_YOUR INSTRUCTIONS_: All of the data should be repeated exactly; pictures are not part of the copy.

Start

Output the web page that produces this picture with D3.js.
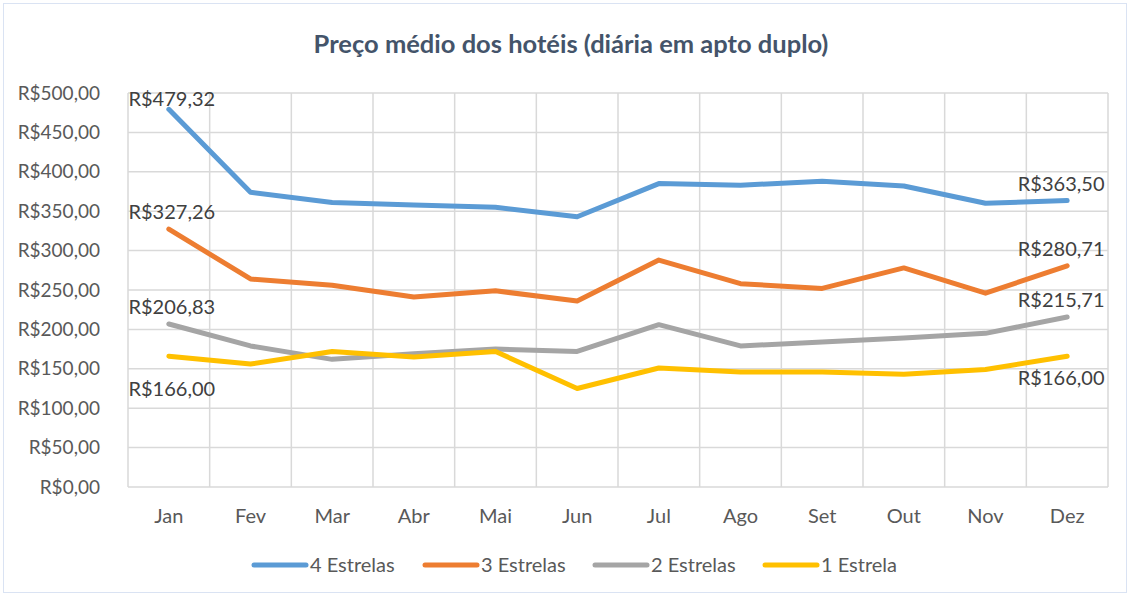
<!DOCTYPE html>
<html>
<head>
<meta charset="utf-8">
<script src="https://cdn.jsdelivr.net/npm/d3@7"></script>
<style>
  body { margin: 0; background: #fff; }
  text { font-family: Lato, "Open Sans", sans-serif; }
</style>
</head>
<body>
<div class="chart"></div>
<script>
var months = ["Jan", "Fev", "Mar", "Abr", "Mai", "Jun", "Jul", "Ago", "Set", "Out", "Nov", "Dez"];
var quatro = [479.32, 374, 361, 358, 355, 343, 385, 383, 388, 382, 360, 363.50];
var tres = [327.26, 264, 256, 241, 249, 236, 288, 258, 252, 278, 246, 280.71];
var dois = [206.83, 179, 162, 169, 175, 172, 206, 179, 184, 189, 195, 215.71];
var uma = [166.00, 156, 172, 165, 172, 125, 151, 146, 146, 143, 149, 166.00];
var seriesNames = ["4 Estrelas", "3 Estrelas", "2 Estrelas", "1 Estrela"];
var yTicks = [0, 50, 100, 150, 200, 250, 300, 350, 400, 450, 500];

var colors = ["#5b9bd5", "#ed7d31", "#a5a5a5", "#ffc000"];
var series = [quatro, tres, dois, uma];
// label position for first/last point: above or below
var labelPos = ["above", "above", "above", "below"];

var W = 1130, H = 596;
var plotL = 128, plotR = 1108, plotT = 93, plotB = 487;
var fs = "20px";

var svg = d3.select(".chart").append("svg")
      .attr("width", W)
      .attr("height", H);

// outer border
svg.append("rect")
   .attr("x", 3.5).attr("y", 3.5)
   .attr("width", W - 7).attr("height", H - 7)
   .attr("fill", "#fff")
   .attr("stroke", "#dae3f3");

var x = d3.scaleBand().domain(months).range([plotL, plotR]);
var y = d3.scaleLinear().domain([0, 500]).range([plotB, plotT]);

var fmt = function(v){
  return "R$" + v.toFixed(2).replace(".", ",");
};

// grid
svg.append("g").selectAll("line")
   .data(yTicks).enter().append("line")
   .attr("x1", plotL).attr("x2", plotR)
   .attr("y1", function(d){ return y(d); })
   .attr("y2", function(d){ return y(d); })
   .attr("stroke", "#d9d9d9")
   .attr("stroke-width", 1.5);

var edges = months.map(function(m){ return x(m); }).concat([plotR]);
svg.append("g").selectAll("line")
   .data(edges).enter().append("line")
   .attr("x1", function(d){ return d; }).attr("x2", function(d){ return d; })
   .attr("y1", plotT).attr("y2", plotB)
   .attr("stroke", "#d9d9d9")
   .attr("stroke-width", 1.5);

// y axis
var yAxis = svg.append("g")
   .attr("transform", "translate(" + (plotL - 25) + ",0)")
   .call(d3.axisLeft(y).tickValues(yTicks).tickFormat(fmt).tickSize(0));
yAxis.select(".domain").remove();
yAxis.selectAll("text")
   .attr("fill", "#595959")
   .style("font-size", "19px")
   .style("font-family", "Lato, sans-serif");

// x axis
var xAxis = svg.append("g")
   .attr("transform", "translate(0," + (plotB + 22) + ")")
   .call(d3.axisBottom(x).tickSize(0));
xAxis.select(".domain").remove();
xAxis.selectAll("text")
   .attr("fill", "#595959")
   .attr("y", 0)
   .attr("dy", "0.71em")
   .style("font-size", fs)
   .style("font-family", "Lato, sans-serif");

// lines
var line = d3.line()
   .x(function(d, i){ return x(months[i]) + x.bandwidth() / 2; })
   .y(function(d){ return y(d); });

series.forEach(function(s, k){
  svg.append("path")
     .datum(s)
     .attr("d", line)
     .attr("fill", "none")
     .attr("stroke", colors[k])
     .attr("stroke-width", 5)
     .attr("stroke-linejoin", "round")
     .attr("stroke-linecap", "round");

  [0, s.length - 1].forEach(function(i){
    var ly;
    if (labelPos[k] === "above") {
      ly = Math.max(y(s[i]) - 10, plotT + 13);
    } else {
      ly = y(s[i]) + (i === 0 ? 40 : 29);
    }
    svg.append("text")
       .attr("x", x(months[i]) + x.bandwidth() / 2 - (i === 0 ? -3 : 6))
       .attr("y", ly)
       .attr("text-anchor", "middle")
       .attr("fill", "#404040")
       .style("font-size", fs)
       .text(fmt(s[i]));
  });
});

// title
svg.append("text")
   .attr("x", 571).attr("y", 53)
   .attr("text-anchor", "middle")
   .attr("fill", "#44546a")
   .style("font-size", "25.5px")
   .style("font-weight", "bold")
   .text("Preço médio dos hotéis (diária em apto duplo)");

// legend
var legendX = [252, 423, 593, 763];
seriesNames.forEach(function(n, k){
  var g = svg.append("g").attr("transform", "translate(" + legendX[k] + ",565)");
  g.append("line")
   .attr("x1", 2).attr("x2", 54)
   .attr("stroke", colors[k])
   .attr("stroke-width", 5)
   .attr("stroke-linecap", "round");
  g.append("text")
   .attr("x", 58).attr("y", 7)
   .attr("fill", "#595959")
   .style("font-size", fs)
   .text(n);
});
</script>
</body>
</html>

End

_CORRECT RESULT_:
Output the web page that produces this picture with D3.js.
<!DOCTYPE html>
<html>
<head>
<meta charset="utf-8">
<script src="https://cdn.jsdelivr.net/npm/d3@7"></script>
<style>
  body { margin: 0; background: #fff; }
  text { font-family: Lato, "Open Sans", sans-serif; }
</style>
</head>
<body>
<div class="chart"></div>
<script>
var months = ["Jan", "Fev", "Mar", "Abr", "Mai", "Jun", "Jul", "Ago", "Set", "Out", "Nov", "Dez"];
var quatro = [479.32, 374, 361, 358, 355, 343, 385, 383, 388, 382, 360, 363.50];
var tres = [327.26, 264, 256, 241, 249, 236, 288, 258, 252, 278, 246, 280.71];
var dois = [206.83, 179, 162, 169, 175, 172, 206, 179, 184, 189, 195, 215.71];
var uma = [166.00, 156, 172, 165, 172, 125, 151, 146, 146, 143, 149, 166.00];
var seriesNames = ["4 Estrelas", "3 Estrelas", "2 Estrelas", "1 Estrela"];
var yTicks = [0, 50, 100, 150, 200, 250, 300, 350, 400, 450, 500];

var colors = ["#5b9bd5", "#ed7d31", "#a5a5a5", "#ffc000"];
var series = [quatro, tres, dois, uma];
// label position for first/last point: above or below
var labelPos = ["above", "above", "above", "below"];

var W = 1130, H = 596;
var plotL = 128, plotR = 1108, plotT = 93, plotB = 487;
var fs = "20px";

var svg = d3.select(".chart").append("svg")
      .attr("width", W)
      .attr("height", H);

// outer border
svg.append("rect")
   .attr("x", 3.5).attr("y", 3.5)
   .attr("width", W - 7).attr("height", H - 7)
   .attr("fill", "#fff")
   .attr("stroke", "#dae3f3");

var x = d3.scaleBand().domain(months).range([plotL, plotR]);
var y = d3.scaleLinear().domain([0, 500]).range([plotB, plotT]);

var fmt = function(v){
  return "R$" + v.toFixed(2).replace(".", ",");
};

// grid
svg.append("g").selectAll("line")
   .data(yTicks).enter().append("line")
   .attr("x1", plotL).attr("x2", plotR)
   .attr("y1", function(d){ return y(d); })
   .attr("y2", function(d){ return y(d); })
   .attr("stroke", "#d9d9d9")
   .attr("stroke-width", 1.5);

var edges = months.map(function(m){ return x(m); }).concat([plotR]);
svg.append("g").selectAll("line")
   .data(edges).enter().append("line")
   .attr("x1", function(d){ return d; }).attr("x2", function(d){ return d; })
   .attr("y1", plotT).attr("y2", plotB)
   .attr("stroke", "#d9d9d9")
   .attr("stroke-width", 1.5);

// y axis
var yAxis = svg.append("g")
   .attr("transform", "translate(" + (plotL - 25) + ",0)")
   .call(d3.axisLeft(y).tickValues(yTicks).tickFormat(fmt).tickSize(0));
yAxis.select(".domain").remove();
yAxis.selectAll("text")
   .attr("fill", "#595959")
   .style("font-size", "19px")
   .style("font-family", "Lato, sans-serif");

// x axis
var xAxis = svg.append("g")
   .attr("transform", "translate(0," + (plotB + 22) + ")")
   .call(d3.axisBottom(x).tickSize(0));
xAxis.select(".domain").remove();
xAxis.selectAll("text")
   .attr("fill", "#595959")
   .attr("y", 0)
   .attr("dy", "0.71em")
   .style("font-size", fs)
   .style("font-family", "Lato, sans-serif");

// lines
var line = d3.line()
   .x(function(d, i){ return x(months[i]) + x.bandwidth() / 2; })
   .y(function(d){ return y(d); });

series.forEach(function(s, k){
  svg.append("path")
     .datum(s)
     .attr("d", line)
     .attr("fill", "none")
     .attr("stroke", colors[k])
     .attr("stroke-width", 5)
     .attr("stroke-linejoin", "round")
     .attr("stroke-linecap", "round");

  [0, s.length - 1].forEach(function(i){
    var ly;
    if (labelPos[k] === "above") {
      ly = Math.max(y(s[i]) - 10, plotT + 13);
    } else {
      ly = y(s[i]) + (i === 0 ? 40 : 29);
    }
    svg.append("text")
       .attr("x", x(months[i]) + x.bandwidth() / 2 - (i === 0 ? -3 : 6))
       .attr("y", ly)
       .attr("text-anchor", "middle")
       .attr("fill", "#404040")
       .style("font-size", fs)
       .text(fmt(s[i]));
  });
});

// title
svg.append("text")
   .attr("x", 571).attr("y", 53)
   .attr("text-anchor", "middle")
   .attr("fill", "#44546a")
   .style("font-size", "25.5px")
   .style("font-weight", "bold")
   .text("Preço médio dos hotéis (diária em apto duplo)");

// legend
var legendX = [252, 423, 593, 763];
seriesNames.forEach(function(n, k){
  var g = svg.append("g").attr("transform", "translate(" + legendX[k] + ",565)");
  g.append("line")
   .attr("x1", 2).attr("x2", 54)
   .attr("stroke", colors[k])
   .attr("stroke-width", 5)
   .attr("stroke-linecap", "round");
  g.append("text")
   .attr("x", 58).attr("y", 7)
   .attr("fill", "#595959")
   .style("font-size", fs)
   .text(n);
});
</script>
</body>
</html>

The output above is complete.